Massive data collections derived from millions of daily interactions within the health care system are increasingly available, but we urgently need more advanced tools to support research that can produce better personalized predictions about prognosis and response to treatments; a deeper understanding of the complex factors and their interactions that influence health at the level of the patient, the health system, and society; and more effective methods of causal inference, mitigating bias and error. We also need to find new ways to think about data, while promoting its value for individuals and organizations in the service of promoting better decisions and outcomes. Accordingly, we have assembled a remarkable team of world-class experts with complementary skills who are dedicated to deep collaboration in order to produce high impact methods and tools, primed for widespread use, that will unleash the information potential of data produced as part of routine health care delivery.

Project Objectives

The Yale Big Data to Knowledge (Yale-BD2K) project aims to develop and deliver novel methodological approaches and tools that will advance our ability to generate meaningful knowledge from large, complex health care data collections.

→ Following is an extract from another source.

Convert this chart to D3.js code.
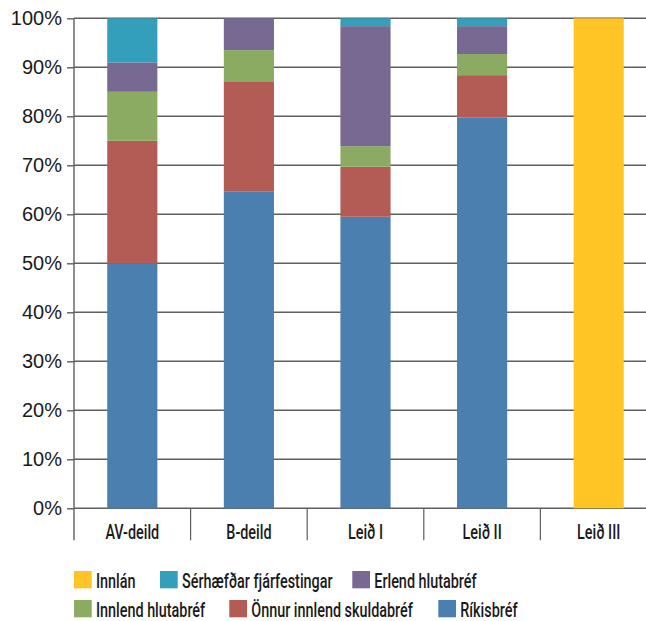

Conventional methods used in the fields of epidemiology, health services research, and other clinical research are decades old and often do not scale well to complex, multidimensional data collections.

To overcome these limitations, we have assembled a team of international leaders in outcomes research, mathematical and modeling sciences, informatics, computer science, engineering, software development, economics, and implementation science that will work together to integrate and apply methods from their respective fields towards complex questions utilizing big healthcare data.  We are committed to interdisciplinary approaches and have developed approaches that bring individuals together to work on common problems. We have included the analytic, translational, and clinical skills necessary to cover the breadth of expertise necessary for transformational progress.

We work on specific classes of research questions, or use cases, focusing the entire team in a joint effort to produce new methods. Examples of use cases include:

  • Health risk determination
  • Comparative effectiveness research (causal inference)
  • Surveillance
  • Discovery (hypothesis generation).
With the development of successful approaches into generalizable tools, we are also committed to disseminating these tools, training researchers in their use, and collaborating externally to ensure that our work makes a difference for patients and society.